DATA SEGMENT.
-- BEGIN --
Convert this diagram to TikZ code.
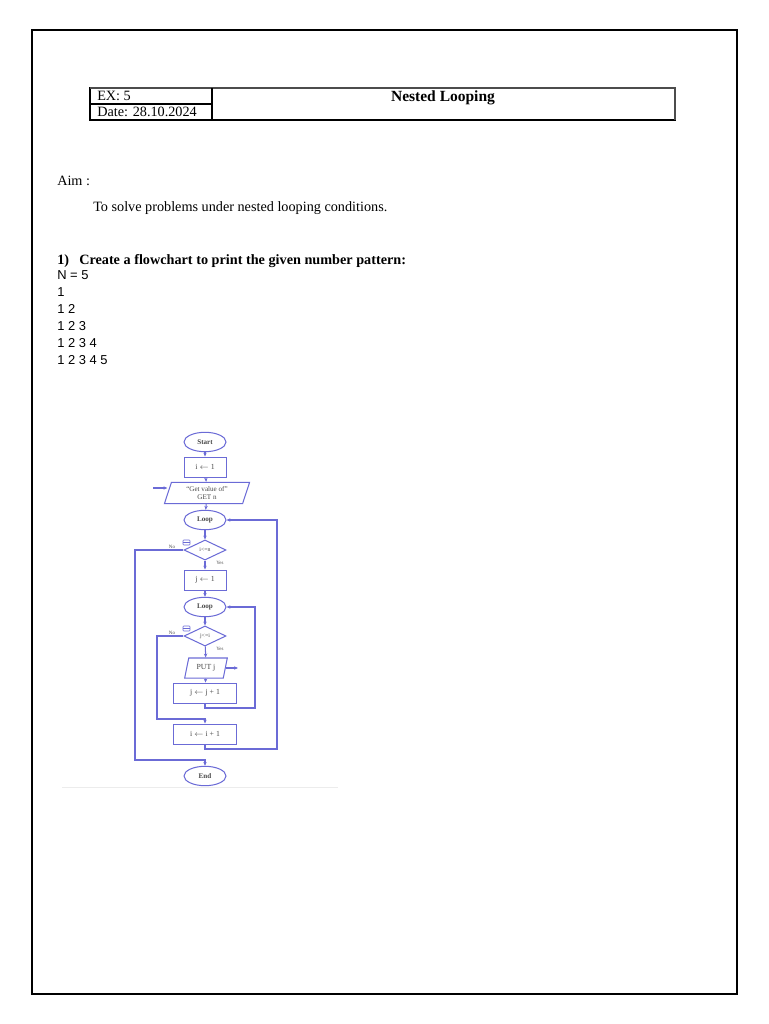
\documentclass[tikz,border=0pt]{standalone}
\usepackage{fontspec}
\setmainfont{Liberation Serif}
\newfontfamily\numfont{Liberation Sans}
\usepackage{xcolor}
\definecolor{flowline}{HTML}{6B6BD6}
\definecolor{flowtext}{HTML}{474747}
\usetikzlibrary{shapes.geometric, arrows.meta}

\begin{document}
\begin{tikzpicture}[
    x=0.7734pt, y=-0.7734pt,
    frame/.style={draw=black, line width=0.8pt},
    cell/.style={anchor=base west, inner sep=0pt, font=\fontsize{11}{13}\selectfont},
    body/.style={anchor=base west, inner sep=0pt, font=\fontsize{11}{13}\selectfont},
    numline/.style={anchor=base west, inner sep=0pt, font=\numfont\fontsize{10}{12}\selectfont},
    term/.style={ellipse, draw=flowline, line width=0.8pt, minimum width=32.5pt, minimum height=15pt, inner sep=0pt, text=flowtext, font=\fontsize{5.5}{6}\selectfont\bfseries},
    proc/.style={rectangle, draw=flowline, line width=0.7pt, minimum width=32.5pt, minimum height=15.5pt, inner sep=0pt, text=flowtext, font=\fontsize{6}{6.5}\selectfont},
    io/.style={trapezium, trapezium left angle=72, trapezium right angle=108, trapezium stretches=true, draw=flowline, line width=0.8pt, inner sep=0pt, text=flowtext, align=center, font=\fontsize{5.5}{5.8}\selectfont},
    test/.style={diamond, draw=flowline, line width=0.8pt, minimum width=32.5pt, minimum height=15.5pt, inner sep=0pt, text=flowtext, font=\fontsize{4.5}{5}\selectfont},
    icon/.style={rectangle, rounded corners=0.6pt, draw=flowline, line width=0.5pt, minimum width=5.4pt, minimum height=3.9pt, inner sep=0pt,
        path picture={\draw[flowline, line width=0.4pt] (path picture bounding box.west) -- (path picture bounding box.east);}},
    tag/.style={inner sep=0pt, text=flowtext, font=\fontsize{3.8}{4}\selectfont},
    arrow/.style={-{Stealth[length=3pt, width=2.6pt]}, draw=flowline, line width=0.8pt}
]
\useasboundingbox (0,0) rectangle (768,1024);

% Page frame and header table
\draw[frame] (32,30) rectangle (737,994);
\draw[line width=0.8pt] (90,88) rectangle (675,120);
\draw[line width=1.2pt, black!70] (90,88) -- (675,88) -- (675,120);
\draw[line width=0.8pt] (212,88) -- (212,120);
\draw[line width=0.8pt] (90,104) -- (212,104);
\node[cell] (ex) at (97,100) {EX: 5};
\node[cell] (date) at (97,116) {Date: 28.10.2024};
\node[anchor=base, inner sep=0pt, font=\fontsize{12}{14}\selectfont\bfseries] (title) at (443,101) {Nested Looping};

% Aim and task
\node[cell] (aim) at (57,185) {Aim :};
\node[body] (aimtext) at (93,211) {To solve problems under nested looping conditions.};
\node[body, font=\fontsize{11}{13}\selectfont\bfseries] (qno) at (57,264) {1)};
\node[body, font=\fontsize{11}{13}\selectfont\bfseries] (qtext) at (79,264) {Create a flowchart to print the given number pattern:};
\node[numline] (n5) at (57,279) {N = 5};
\foreach \row/\txt in {1/1, 2/1 2, 3/1 2 3, 4/1 2 3 4, 5/1 2 3 4 5}
    \node[numline] (row\row) at (57,279+17*\row) {\txt};

% Flowchart
\node[term] (start) at (205,442) {Start};
\node[proc] (iset) at (205,467) {i $\leftarrow$ 1};
\node[io, minimum width=66pt, minimum height=16.5pt] (getn) at (207,493) {``Get value of''\\GET n};
\node[term] (loopi) at (205,520) {Loop};
\node[test] (condi) at (205,550) {i<=n};
\node[proc] (jset) at (205,580) {j $\leftarrow$ 1};
\node[term] (loopj) at (205,607) {Loop};
\node[test] (condj) at (205,636) {j<=i};
\node[io, minimum width=33pt, minimum height=15.5pt, font=\fontsize{6}{6.5}\selectfont] (putj) at (206,668) {PUT j};
\node[proc, minimum width=48.7pt] (jinc) at (205,693) {j $\leftarrow$ j + 1};
\node[proc, minimum width=48.7pt] (iinc) at (205,734) {i $\leftarrow$ i + 1};
\node[term] (stop) at (205,776) {End};

\node[icon] (iconi) at (186.5,542.5) {};
\node[icon] (iconj) at (186.5,628.5) {};
\node[tag] (noi) at (172,547) {No};
\node[tag] (yesi) at (220,563) {Yes};
\node[tag] (noj) at (172,633) {No};
\node[tag] (yesj) at (220,649) {Yes};

\coordinate (getin) at (153,488);
\coordinate (putout) at (238,670);
\coordinate (backj) at (255,708);
\coordinate (backi) at (277,749);
\coordinate (exitj) at (157,719);
\coordinate (exiti) at (135,760);

% Connectors
\draw[arrow] (start) -- (iset);
\draw[arrow] (iset) -- (getn);
\draw[arrow] (getin) -- (getin -| getn.west);
\draw[arrow] (getn) -- (loopi);
\draw[arrow] (loopi) -- (condi);
\draw[arrow] (condi) -- (jset);
\draw[arrow] (jset) -- (loopj);
\draw[arrow] (loopj) -- (condj);
\draw[arrow] (condj) -- (putj);
\draw[arrow] (putj.east) -- (putj.east -| putout);
\draw[arrow] (putj) -- (jinc);
\draw[arrow] (jinc.south) |- (backj) |- (loopj.east);
\draw[arrow] (condj.west) -| (exitj) -| (iinc.north);
\draw[arrow] (iinc.south) |- (backi) |- (loopi.east);
\draw[arrow] (condi.west) -| (exiti) -| (stop.north);

% edge of the pasted picture
\draw[gray!15, line width=0.6pt] (62,787) -- (338,787);

\end{tikzpicture}
\end{document}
-- END --
EXERCISE TASK. Transcribe the whole listing, character for character, but not its images.

SOLUTION.
Convert this diagram to TikZ code.
\documentclass[tikz,border=0pt]{standalone}
\usepackage{fontspec}
\setmainfont{Liberation Serif}
\newfontfamily\numfont{Liberation Sans}
\usepackage{xcolor}
\definecolor{flowline}{HTML}{6B6BD6}
\definecolor{flowtext}{HTML}{474747}
\usetikzlibrary{shapes.geometric, arrows.meta}

\begin{document}
\begin{tikzpicture}[
    x=0.7734pt, y=-0.7734pt,
    frame/.style={draw=black, line width=0.8pt},
    cell/.style={anchor=base west, inner sep=0pt, font=\fontsize{11}{13}\selectfont},
    body/.style={anchor=base west, inner sep=0pt, font=\fontsize{11}{13}\selectfont},
    numline/.style={anchor=base west, inner sep=0pt, font=\numfont\fontsize{10}{12}\selectfont},
    term/.style={ellipse, draw=flowline, line width=0.8pt, minimum width=32.5pt, minimum height=15pt, inner sep=0pt, text=flowtext, font=\fontsize{5.5}{6}\selectfont\bfseries},
    proc/.style={rectangle, draw=flowline, line width=0.7pt, minimum width=32.5pt, minimum height=15.5pt, inner sep=0pt, text=flowtext, font=\fontsize{6}{6.5}\selectfont},
    io/.style={trapezium, trapezium left angle=72, trapezium right angle=108, trapezium stretches=true, draw=flowline, line width=0.8pt, inner sep=0pt, text=flowtext, align=center, font=\fontsize{5.5}{5.8}\selectfont},
    test/.style={diamond, draw=flowline, line width=0.8pt, minimum width=32.5pt, minimum height=15.5pt, inner sep=0pt, text=flowtext, font=\fontsize{4.5}{5}\selectfont},
    icon/.style={rectangle, rounded corners=0.6pt, draw=flowline, line width=0.5pt, minimum width=5.4pt, minimum height=3.9pt, inner sep=0pt,
        path picture={\draw[flowline, line width=0.4pt] (path picture bounding box.west) -- (path picture bounding box.east);}},
    tag/.style={inner sep=0pt, text=flowtext, font=\fontsize{3.8}{4}\selectfont},
    arrow/.style={-{Stealth[length=3pt, width=2.6pt]}, draw=flowline, line width=0.8pt}
]
\useasboundingbox (0,0) rectangle (768,1024);

% Page frame and header table
\draw[frame] (32,30) rectangle (737,994);
\draw[line width=0.8pt] (90,88) rectangle (675,120);
\draw[line width=1.2pt, black!70] (90,88) -- (675,88) -- (675,120);
\draw[line width=0.8pt] (212,88) -- (212,120);
\draw[line width=0.8pt] (90,104) -- (212,104);
\node[cell] (ex) at (97,100) {EX: 5};
\node[cell] (date) at (97,116) {Date: 28.10.2024};
\node[anchor=base, inner sep=0pt, font=\fontsize{12}{14}\selectfont\bfseries] (title) at (443,101) {Nested Looping};

% Aim and task
\node[cell] (aim) at (57,185) {Aim :};
\node[body] (aimtext) at (93,211) {To solve problems under nested looping conditions.};
\node[body, font=\fontsize{11}{13}\selectfont\bfseries] (qno) at (57,264) {1)};
\node[body, font=\fontsize{11}{13}\selectfont\bfseries] (qtext) at (79,264) {Create a flowchart to print the given number pattern:};
\node[numline] (n5) at (57,279) {N = 5};
\foreach \row/\txt in {1/1, 2/1 2, 3/1 2 3, 4/1 2 3 4, 5/1 2 3 4 5}
    \node[numline] (row\row) at (57,279+17*\row) {\txt};

% Flowchart
\node[term] (start) at (205,442) {Start};
\node[proc] (iset) at (205,467) {i $\leftarrow$ 1};
\node[io, minimum width=66pt, minimum height=16.5pt] (getn) at (207,493) {``Get value of''\\GET n};
\node[term] (loopi) at (205,520) {Loop};
\node[test] (condi) at (205,550) {i<=n};
\node[proc] (jset) at (205,580) {j $\leftarrow$ 1};
\node[term] (loopj) at (205,607) {Loop};
\node[test] (condj) at (205,636) {j<=i};
\node[io, minimum width=33pt, minimum height=15.5pt, font=\fontsize{6}{6.5}\selectfont] (putj) at (206,668) {PUT j};
\node[proc, minimum width=48.7pt] (jinc) at (205,693) {j $\leftarrow$ j + 1};
\node[proc, minimum width=48.7pt] (iinc) at (205,734) {i $\leftarrow$ i + 1};
\node[term] (stop) at (205,776) {End};

\node[icon] (iconi) at (186.5,542.5) {};
\node[icon] (iconj) at (186.5,628.5) {};
\node[tag] (noi) at (172,547) {No};
\node[tag] (yesi) at (220,563) {Yes};
\node[tag] (noj) at (172,633) {No};
\node[tag] (yesj) at (220,649) {Yes};

\coordinate (getin) at (153,488);
\coordinate (putout) at (238,670);
\coordinate (backj) at (255,708);
\coordinate (backi) at (277,749);
\coordinate (exitj) at (157,719);
\coordinate (exiti) at (135,760);

% Connectors
\draw[arrow] (start) -- (iset);
\draw[arrow] (iset) -- (getn);
\draw[arrow] (getin) -- (getin -| getn.west);
\draw[arrow] (getn) -- (loopi);
\draw[arrow] (loopi) -- (condi);
\draw[arrow] (condi) -- (jset);
\draw[arrow] (jset) -- (loopj);
\draw[arrow] (loopj) -- (condj);
\draw[arrow] (condj) -- (putj);
\draw[arrow] (putj.east) -- (putj.east -| putout);
\draw[arrow] (putj) -- (jinc);
\draw[arrow] (jinc.south) |- (backj) |- (loopj.east);
\draw[arrow] (condj.west) -| (exitj) -| (iinc.north);
\draw[arrow] (iinc.south) |- (backi) |- (loopi.east);
\draw[arrow] (condi.west) -| (exiti) -| (stop.north);

% edge of the pasted picture
\draw[gray!15, line width=0.6pt] (62,787) -- (338,787);

\end{tikzpicture}
\end{document}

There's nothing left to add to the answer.